As part of their ‘progressive cuts’ agenda, the Liberal Democrats have now backed down from their pledge of abolishing tuition fees. LibDem leader Nick Clegg now claims: “the world has changed” and that “money does not grow on trees”.

But the Liberal Democrats have calculated that abolishing tuition fees would cost an ‘unaffordable’ £3.5 billion, and they backed the bailing out of the banks which cost over £800 billion, showing where their principles really lie.

The LibDems in the past have tried to win over the student vote by putting on a ‘radical’ front. Sadly this has caused some students to come to the false conclusion that the LibDems are an alternative to New Labour and the Tories.

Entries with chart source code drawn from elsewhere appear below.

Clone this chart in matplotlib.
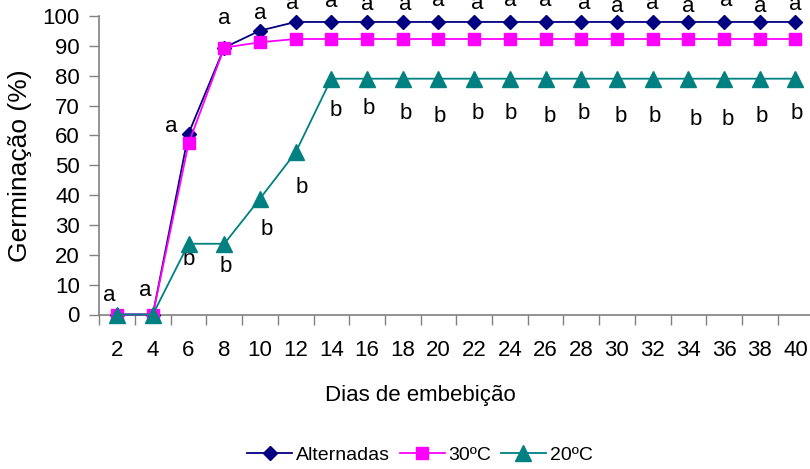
import matplotlib.pyplot as plt
import numpy as np

plt.rcParams["font.family"] = ["Liberation Sans", "DejaVu Sans"]

days = [2, 4, 6, 8, 10, 12, 14, 16, 18, 20, 22, 24, 26, 28, 30, 32, 34, 36, 38, 40]

alternadas = [0, 0, 60.6, 89.4, 95.1, 98, 98, 98, 98, 98,
              98, 98, 98, 98, 98, 98, 98, 98, 98, 98]
t30 = [0, 0, 57.3, 89.4, 91.2, 92.3, 92.3, 92.3, 92.3, 92.3,
       92.3, 92.3, 92.3, 92.3, 92.3, 92.3, 92.3, 92.3, 92.3, 92.3]
t20 = [0, 0, 23.7, 23.7, 38.8, 54.3, 79, 79, 79, 79,
       79, 79, 79, 79, 79, 79, 79, 79, 79, 79]

# significance letters (a = upper group, b = 20ºC)
letters_a = ["a"] * 20
letters_b = ["", ""] + ["b"] * 18

# where the letters sit (data units), as placed by hand in the original
a_label_y = [6.5, 8, 63, 99.2, 100.8, 104.3, 104.7, 103.7, 103.7, 105.2,
             104.2, 105.2, 105.2, 104.2, 103.1, 104.2, 103.1, 105.2, 103.1, 103.7]
a_label_dx = [-0.22, -0.2, -0.48, 0, 0, -0.1, 0, 0, 0.08, 0,
              0.1, 0, 0, 0.08, 0, 0, 0, 0.05, 0, 0]
b_label_y = [0, 0, 18.3, 16.2, 28.6, 42.5, 68.5, 69, 67.4, 66.3,
             67.4, 67.4, 66.3, 67.4, 66.3, 66.3, 65.4, 65.4, 66.3, 67.4]
b_label_dx = [0, 0, 0, 0.05, 0.18, 0.17, 0.11, 0.05, 0.08, 0.03,
              0.1, 0.03, 0.11, 0.08, 0.11, 0.05, 0.2, 0.1, 0.05, 0.03]

fig = plt.figure(figsize=(8.1, 4.69), dpi=100)
ax = fig.add_axes([99.3 / 810, 1 - 314.5 / 469, 714 / 810, (314.5 - 16) / 469])

x = np.arange(len(days))

ax.plot(x, alternadas, color="#000080", marker="D", markersize=7.5, lw=1.3,
        label="Alternadas", clip_on=False, zorder=3)
ax.plot(x, t30, color="#FF00FF", marker="s", markersize=8, lw=1.3,
        label="30ºC", clip_on=False, zorder=3)
ax.plot(x, t20, color="#008080", marker="^", markersize=11.5, lw=1.3,
        label="20ºC", clip_on=False, zorder=4)

for i in range(len(days)):
    ax.text(x[i] + a_label_dx[i], a_label_y[i], letters_a[i], ha="center", va="center",
            fontsize=16, clip_on=False)
    if letters_b[i]:
        ax.text(x[i] + b_label_dx[i], b_label_y[i], letters_b[i], ha="center", va="center",
                fontsize=16, clip_on=False)

ax.set_xlim(-0.5, len(days) - 0.5)
ax.set_ylim(0, 100)
ax.set_yticks(np.arange(0, 101, 10))
ax.set_xticks(x)
ax.set_xticklabels([str(d) for d in days])
ax.set_xticks(np.arange(-0.5, len(days), 1), minor=True)
ax.tick_params(axis="x", which="major", length=0, pad=18, labelsize=16)
ax.tick_params(axis="x", which="minor", length=7, width=1, color="#808080")
ax.tick_params(axis="y", length=7, width=1, color="#808080", pad=7, labelsize=16)

for side in ["top", "right"]:
    ax.spines[side].set_visible(False)
for side in ["left", "bottom"]:
    ax.spines[side].set_color("#808080")
    ax.spines[side].set_linewidth(1.2)

ax.set_xlabel("Dias de embebição", fontsize=16, labelpad=14)
ax.xaxis.set_label_coords((420 - 99.3) / 714, -(395 - 314.5) / 298.5)
ax.xaxis.label.set_verticalalignment("center")
ax.set_ylabel("Germinação (%)", fontsize=19)
ax.yaxis.set_label_coords(-(99.3 - 20) / 714, 0.5)
ax.yaxis.label.set_verticalalignment("center")

fig.legend(loc="center", bbox_to_anchor=(420 / 810, 1 - 455 / 469), ncol=3,
           frameon=False, fontsize=14, handlelength=2.3, handletextpad=0.2,
           columnspacing=0.5)

fig.savefig("out.png", dpi=100)
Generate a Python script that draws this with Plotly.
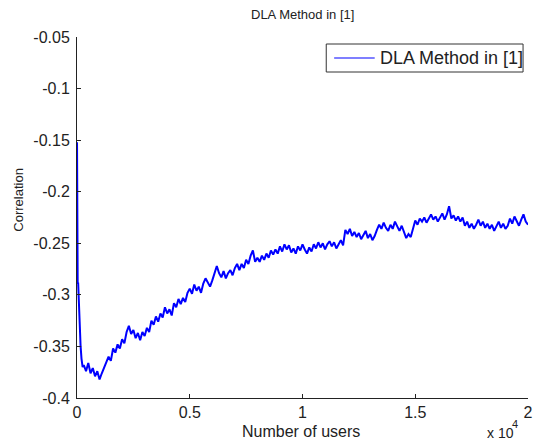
import plotly.graph_objects as go

# ---- data ----
head_users = [1, 10, 20, 30, 50, 80, 120, 160, 200, 250]
head_corr = [-0.152, -0.24, -0.232, -0.29, -0.288, -0.31, -0.335, -0.35, -0.362, -0.37]

body_users = list(range(300, 20001, 100))
body_corr = [
    -0.368, -0.374, -0.366, -0.376, -0.371, -0.379, -0.374, -0.382, -0.376, -0.371,
    -0.366, -0.360, -0.364, -0.352, -0.356, -0.348, -0.352, -0.343, -0.347, -0.336,
    -0.330, -0.338, -0.334, -0.342, -0.337, -0.344, -0.336, -0.340, -0.332, -0.336,
    -0.325, -0.329, -0.321, -0.326, -0.318, -0.322, -0.312, -0.318, -0.314, -0.320,
    -0.308, -0.312, -0.304, -0.309, -0.303, -0.307, -0.298, -0.294, -0.299, -0.290,
    -0.296, -0.292, -0.298, -0.289, -0.284, -0.288, -0.292, -0.286, -0.278, -0.272,
    -0.279, -0.283, -0.277, -0.284, -0.279, -0.276, -0.281, -0.274, -0.270, -0.276,
    -0.270, -0.274, -0.266, -0.270, -0.262, -0.257, -0.268, -0.264, -0.268, -0.262,
    -0.266, -0.260, -0.264, -0.257, -0.261, -0.256, -0.260, -0.253, -0.258, -0.251,
    -0.256, -0.252, -0.259, -0.255, -0.260, -0.253, -0.257, -0.251, -0.256, -0.260,
    -0.254, -0.258, -0.251, -0.255, -0.249, -0.254, -0.250, -0.256, -0.251, -0.248,
    -0.253, -0.249, -0.255, -0.251, -0.247, -0.252, -0.237, -0.241, -0.236, -0.243,
    -0.239, -0.244, -0.240, -0.246, -0.242, -0.238, -0.245, -0.241, -0.247, -0.243,
    -0.237, -0.232, -0.236, -0.230, -0.235, -0.238, -0.232, -0.236, -0.229, -0.234,
    -0.238, -0.233, -0.240, -0.245, -0.241, -0.244, -0.236, -0.228, -0.232, -0.226,
    -0.229, -0.225, -0.230, -0.226, -0.222, -0.227, -0.224, -0.229, -0.225, -0.221,
    -0.227, -0.222, -0.214, -0.226, -0.223, -0.228, -0.224, -0.229, -0.225, -0.233,
    -0.229, -0.235, -0.231, -0.236, -0.232, -0.227, -0.233, -0.229, -0.235, -0.231,
    -0.236, -0.232, -0.238, -0.233, -0.229, -0.235, -0.231, -0.236, -0.233, -0.226,
    -0.231, -0.224, -0.229, -0.233, -0.227, -0.222, -0.229, -0.232,
]

users = head_users + body_users
corr = head_corr + body_corr

x_tickvals = [0, 5000, 10000, 15000, 20000]
x_ticktext = ["0", "0.5", "1", "1.5", "2"]
y_tickvals = [-0.4, -0.35, -0.3, -0.25, -0.2, -0.15, -0.1, -0.05]
y_ticktext = ["-0.4", "-0.35", "-0.3", "-0.25", "-0.2", "-0.15", "-0.1", "-0.05"]

series_name = "DLA Method in [1]"
title_text = "DLA Method in [1]"
x_label = "Number of users"
y_label = "Correlation"
x_scale_base = "x 10"
x_scale_exp = "4"

FONT = "Liberation Sans, Arial, sans-serif"
TXT = "#222222"
BLUE = "#0000ff"

fig = go.Figure()
fig.add_trace(go.Scatter(
    x=users, y=corr, mode="lines", name=series_name, showlegend=False,
    line=dict(color=BLUE, width=2),
))

axis_common = dict(
    showgrid=False, zeroline=False, showline=True, linecolor="#222222", linewidth=1,
    ticks="inside", ticklen=4, tickcolor="#222222", mirror=False,
    tickfont=dict(family=FONT, size=16, color=TXT),
)

fig.update_layout(
    width=539, height=444,
    margin=dict(l=77, r=6, t=37, b=46),
    paper_bgcolor="white", plot_bgcolor="white",
    font=dict(family=FONT, color=TXT),
    showlegend=False,
    xaxis=dict(range=[0, 20000], tickvals=x_tickvals, ticktext=x_ticktext, **axis_common),
    yaxis=dict(range=[-0.4, -0.05], tickvals=y_tickvals, ticktext=y_ticktext,
               ticklabelstandoff=3, **axis_common),
)

# helpers: pixel position -> paper fraction
def px_x(p):
    return (p - 77) / 456.0

def px_y(p):
    return (398 - p) / 361.0

# legend box (drawn to match the reference's compact MATLAB legend)
fig.add_shape(type="rect", xref="paper", yref="paper",
              x0=px_x(329), x1=px_x(528), y0=px_y(72), y1=px_y(44),
              line=dict(color="#333333", width=1), fillcolor="white", layer="above")
fig.add_shape(type="line", xref="paper", yref="paper",
              x0=px_x(337), x1=px_x(378), y0=px_y(58), y1=px_y(58),
              line=dict(color=BLUE, width=1.2), layer="above")
fig.add_annotation(text=series_name, xref="paper", yref="paper", x=px_x(381), y=px_y(58),
                   xanchor="left", yanchor="middle", showarrow=False,
                   font=dict(family=FONT, size=18, color=TXT))

fig.add_annotation(text=title_text, xref="paper", yref="paper", x=0.5, y=px_y(15),
                   xanchor="center", yanchor="middle", showarrow=False,
                   font=dict(family=FONT, size=13, color=TXT))
fig.add_annotation(text=x_label, xref="paper", yref="paper", x=px_x(303), y=px_y(431),
                   xanchor="center", yanchor="middle", showarrow=False,
                   font=dict(family=FONT, size=16, color=TXT))
fig.add_annotation(text=y_label, xref="paper", yref="paper", x=px_x(17), y=px_y(200),
                   xanchor="center", yanchor="middle", showarrow=False, textangle=-90,
                   font=dict(family=FONT, size=13, color=TXT))
fig.add_annotation(text=x_scale_base, xref="paper", yref="paper", x=px_x(521), y=px_y(443),
                   xanchor="right", yanchor="bottom", showarrow=False,
                   font=dict(family=FONT, size=14, color=TXT))
fig.add_annotation(text=x_scale_exp, xref="paper", yref="paper", x=px_x(515), y=px_y(424),
                   xanchor="left", yanchor="middle", showarrow=False,
                   font=dict(family=FONT, size=11, color=TXT))

fig.write_html("out.html")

Even though they have never been elected to power, the LibDems have proved many times that they are in the same league as the rich and powerful.

Where they have been elected to council positions they have voted through cuts and privatisation of public services, such as the Tyne and Wear Metro system which is used by many students every day.

The LibDems are perhaps positioning themselves even further to the right in an attempt to show themselves as reliable coalition partners in a Tory-led government, which will inevitably cut our public services. However, no matter which combination of the main parties we get in government, it will only represent the bankers and the rich, making sure they don’t suffer for the crisis they caused. Instead it will be ordinary workers and students who suffer.

The cuts, which all three main parties put forward, will put many more working class students off going to university. Unlike the LibDems, the Campaign to Defeat Fees and Youth Fight for Jobs fight for a free, publicly owned education system with living grants for all. The only way we will defeat tuition fees once and for all is by building a mass campaign involving students and linking up with workers in struggle and the trade union movement.